- [WHAT THE TASK ASKS]: Output the full listing below exactly as it reads, and skip anything that is a picture.

>> start

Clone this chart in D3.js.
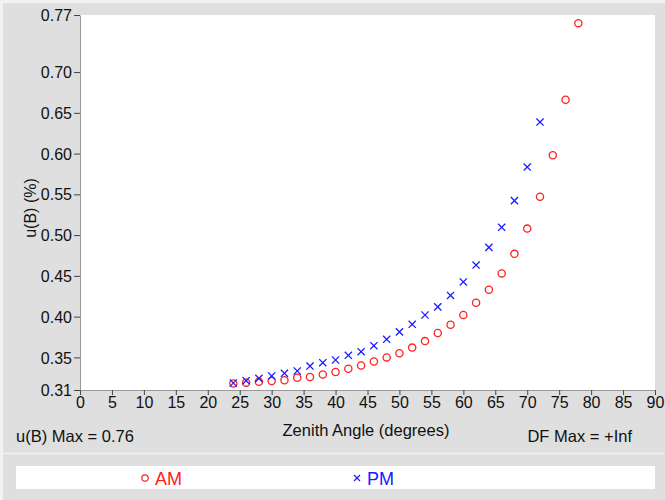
<!DOCTYPE html>
<html><head><meta charset="utf-8">
<script src="https://cdn.jsdelivr.net/npm/d3@7"></script>
<style>html,body{margin:0;padding:0;background:#f2f2f2;}svg{display:block;font-family:"Liberation Sans",Arial,sans-serif;}</style>
</head><body>
<svg id="c" width="665" height="500"></svg>
<script>
const angles = [24,26,28,30,32,34,36,38,40,42,44,46,48,50,52,54,56,58,60,62,64,66,68,70,72,74,76,78];
const amValues = [0.318,0.319,0.320,0.321,0.322,0.325,0.326,0.329,0.332,0.336,0.340,0.345,0.350,0.355,0.362,0.370,0.380,0.390,0.402,0.417,0.433,0.453,0.477,0.508,0.547,0.598,0.666,0.760];
const pmAngles = [24,26,28,30,32,34,36,38,40,42,44,46,48,50,52,54,56,58,60,62,64,66,68,70,72];
const pmValues = [0.3186,0.3214,0.3243,0.3272,0.3305,0.3333,0.3394,0.3435,0.3468,0.3526,0.357,0.3643,0.3722,0.3813,0.3906,0.402,0.412,0.426,0.4425,0.4633,0.485,0.5096,0.5423,0.5835,0.6387];
const xTicks = d3.range(0, 91, 5);
const yTicks = [0.31,0.35,0.40,0.45,0.50,0.55,0.60,0.65,0.70,0.77];

const svg = d3.select("#c");
svg.append("rect").attr("x",3).attr("y",3).attr("width",662).attr("height",497).attr("fill","#dfdfdf");
const L=80,R=655,T=15,B=390;
svg.append("rect").attr("x",L).attr("y",T).attr("width",R-L).attr("height",B-T).attr("fill","#fff");
const x = d3.scaleLinear().domain([0,90]).range([L,R]);
const y = d3.scaleLinear().domain([0.31,0.77]).range([B,T]);

const xa = svg.append("g").attr("transform",`translate(0,${B})`)
  .call(d3.axisBottom(x).tickValues(xTicks).tickSize(5).tickSizeOuter(0).tickPadding(2));
const ya = svg.append("g").attr("transform",`translate(${L},0)`)
  .call(d3.axisLeft(y).tickValues(yTicks).tickFormat(d3.format(".2f")).tickSize(6).tickSizeOuter(0).tickPadding(2));
[xa,ya].forEach(a=>{
  a.select(".domain").attr("stroke","#999");
  a.selectAll(".tick line").attr("stroke","#444");
  a.selectAll("text").attr("fill","#111").style("font-size","16px").style("font-family","'Liberation Sans',Arial,sans-serif");
});
ya.selectAll("text").attr("dy","0.35em");

// AM circles
svg.append("g").selectAll("circle").data(angles.map((a,i)=>[a,amValues[i]])).join("circle")
  .attr("cx",d=>x(d[0])).attr("cy",d=>y(d[1])).attr("r",3.6)
  .attr("fill","none").attr("stroke","#ff2020").attr("stroke-width",1.3);
// PM crosses
const s=3.6;
svg.append("g").selectAll("path").data(pmAngles.map((a,i)=>[a,pmValues[i]])).join("path")
  .attr("d",d=>{const cx=x(d[0]),cy=y(d[1]);return `M${cx-s},${cy-s}L${cx+s},${cy+s}M${cx-s},${cy+s}L${cx+s},${cy-s}`;})
  .attr("stroke","#1a1aff").attr("stroke-width",1.3).attr("fill","none");

// labels
svg.append("text").attr("transform","translate(36,208) rotate(-90)").attr("text-anchor","middle")
  .style("font-size","16px").attr("fill","#111").text("u(B) (%)");
svg.append("text").attr("x",366).attr("y",436).attr("text-anchor","middle").style("font-size","16.5px").attr("fill","#111").text("Zenith Angle (degrees)");
svg.append("text").attr("x",16).attr("y",442).style("font-size","16.5px").attr("fill","#111").text("u(B) Max = 0.76");
svg.append("text").attr("x",632).attr("y",442).attr("text-anchor","end").style("font-size","16.5px").attr("fill","#111").text("DF Max = +Inf");

// separator and legend
svg.append("line").attr("x1",3).attr("x2",665).attr("y1",453.5).attr("y2",453.5).attr("stroke","#f4f4f4").attr("stroke-width",1.5);
svg.append("rect").attr("x",16).attr("y",466).attr("width",639).attr("height",23).attr("fill","#fff");
svg.append("circle").attr("cx",145).attr("cy",478).attr("r",3.2).attr("fill","none").attr("stroke","#ff2020").attr("stroke-width",1.2);
svg.append("text").attr("x",155).attr("y",485).style("font-size","18px").attr("fill","#ff2020").text("AM");
const lx=357,ly=478,ls=3;
svg.append("path").attr("d",`M${lx-ls},${ly-ls}L${lx+ls},${ly+ls}M${lx-ls},${ly+ls}L${lx+ls},${ly-ls}`).attr("stroke","#1a1aff").attr("stroke-width",1.2);
svg.append("text").attr("x",367).attr("y",485).style("font-size","18px").attr("fill","#1a1aff").text("PM");
</script>
</body></html>
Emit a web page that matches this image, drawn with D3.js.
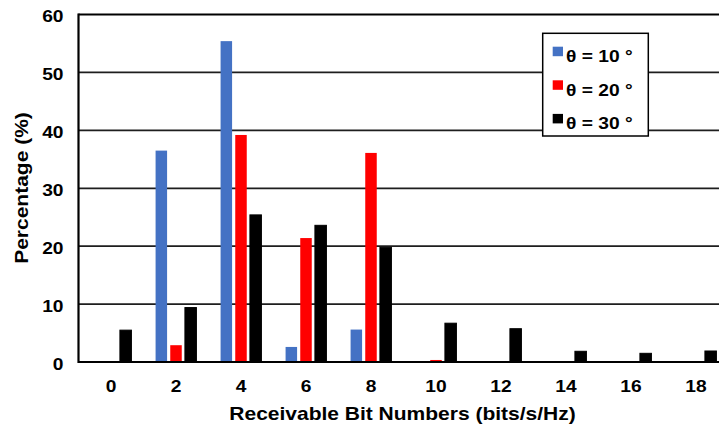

>> end

- [COMPLETED EXERCISE]:
Clone this chart in D3.js.
<!DOCTYPE html>
<html><head><meta charset="utf-8">
<script src="https://cdn.jsdelivr.net/npm/d3@7"></script>
<style>html,body{margin:0;padding:0;background:#f2f2f2;}svg{display:block;font-family:"Liberation Sans",Arial,sans-serif;}</style>
</head><body>
<svg id="c" width="665" height="500"></svg>
<script>
const angles = [24,26,28,30,32,34,36,38,40,42,44,46,48,50,52,54,56,58,60,62,64,66,68,70,72,74,76,78];
const amValues = [0.318,0.319,0.320,0.321,0.322,0.325,0.326,0.329,0.332,0.336,0.340,0.345,0.350,0.355,0.362,0.370,0.380,0.390,0.402,0.417,0.433,0.453,0.477,0.508,0.547,0.598,0.666,0.760];
const pmAngles = [24,26,28,30,32,34,36,38,40,42,44,46,48,50,52,54,56,58,60,62,64,66,68,70,72];
const pmValues = [0.3186,0.3214,0.3243,0.3272,0.3305,0.3333,0.3394,0.3435,0.3468,0.3526,0.357,0.3643,0.3722,0.3813,0.3906,0.402,0.412,0.426,0.4425,0.4633,0.485,0.5096,0.5423,0.5835,0.6387];
const xTicks = d3.range(0, 91, 5);
const yTicks = [0.31,0.35,0.40,0.45,0.50,0.55,0.60,0.65,0.70,0.77];

const svg = d3.select("#c");
svg.append("rect").attr("x",3).attr("y",3).attr("width",662).attr("height",497).attr("fill","#dfdfdf");
const L=80,R=655,T=15,B=390;
svg.append("rect").attr("x",L).attr("y",T).attr("width",R-L).attr("height",B-T).attr("fill","#fff");
const x = d3.scaleLinear().domain([0,90]).range([L,R]);
const y = d3.scaleLinear().domain([0.31,0.77]).range([B,T]);

const xa = svg.append("g").attr("transform",`translate(0,${B})`)
  .call(d3.axisBottom(x).tickValues(xTicks).tickSize(5).tickSizeOuter(0).tickPadding(2));
const ya = svg.append("g").attr("transform",`translate(${L},0)`)
  .call(d3.axisLeft(y).tickValues(yTicks).tickFormat(d3.format(".2f")).tickSize(6).tickSizeOuter(0).tickPadding(2));
[xa,ya].forEach(a=>{
  a.select(".domain").attr("stroke","#999");
  a.selectAll(".tick line").attr("stroke","#444");
  a.selectAll("text").attr("fill","#111").style("font-size","16px").style("font-family","'Liberation Sans',Arial,sans-serif");
});
ya.selectAll("text").attr("dy","0.35em");

// AM circles
svg.append("g").selectAll("circle").data(angles.map((a,i)=>[a,amValues[i]])).join("circle")
  .attr("cx",d=>x(d[0])).attr("cy",d=>y(d[1])).attr("r",3.6)
  .attr("fill","none").attr("stroke","#ff2020").attr("stroke-width",1.3);
// PM crosses
const s=3.6;
svg.append("g").selectAll("path").data(pmAngles.map((a,i)=>[a,pmValues[i]])).join("path")
  .attr("d",d=>{const cx=x(d[0]),cy=y(d[1]);return `M${cx-s},${cy-s}L${cx+s},${cy+s}M${cx-s},${cy+s}L${cx+s},${cy-s}`;})
  .attr("stroke","#1a1aff").attr("stroke-width",1.3).attr("fill","none");

// labels
svg.append("text").attr("transform","translate(36,208) rotate(-90)").attr("text-anchor","middle")
  .style("font-size","16px").attr("fill","#111").text("u(B) (%)");
svg.append("text").attr("x",366).attr("y",436).attr("text-anchor","middle").style("font-size","16.5px").attr("fill","#111").text("Zenith Angle (degrees)");
svg.append("text").attr("x",16).attr("y",442).style("font-size","16.5px").attr("fill","#111").text("u(B) Max = 0.76");
svg.append("text").attr("x",632).attr("y",442).attr("text-anchor","end").style("font-size","16.5px").attr("fill","#111").text("DF Max = +Inf");

// separator and legend
svg.append("line").attr("x1",3).attr("x2",665).attr("y1",453.5).attr("y2",453.5).attr("stroke","#f4f4f4").attr("stroke-width",1.5);
svg.append("rect").attr("x",16).attr("y",466).attr("width",639).attr("height",23).attr("fill","#fff");
svg.append("circle").attr("cx",145).attr("cy",478).attr("r",3.2).attr("fill","none").attr("stroke","#ff2020").attr("stroke-width",1.2);
svg.append("text").attr("x",155).attr("y",485).style("font-size","18px").attr("fill","#ff2020").text("AM");
const lx=357,ly=478,ls=3;
svg.append("path").attr("d",`M${lx-ls},${ly-ls}L${lx+ls},${ly+ls}M${lx-ls},${ly+ls}L${lx+ls},${ly-ls}`).attr("stroke","#1a1aff").attr("stroke-width",1.2);
svg.append("text").attr("x",367).attr("y",485).style("font-size","18px").attr("fill","#1a1aff").text("PM");
</script>
</body></html>
Emit a web page that matches this image, drawn with D3.js.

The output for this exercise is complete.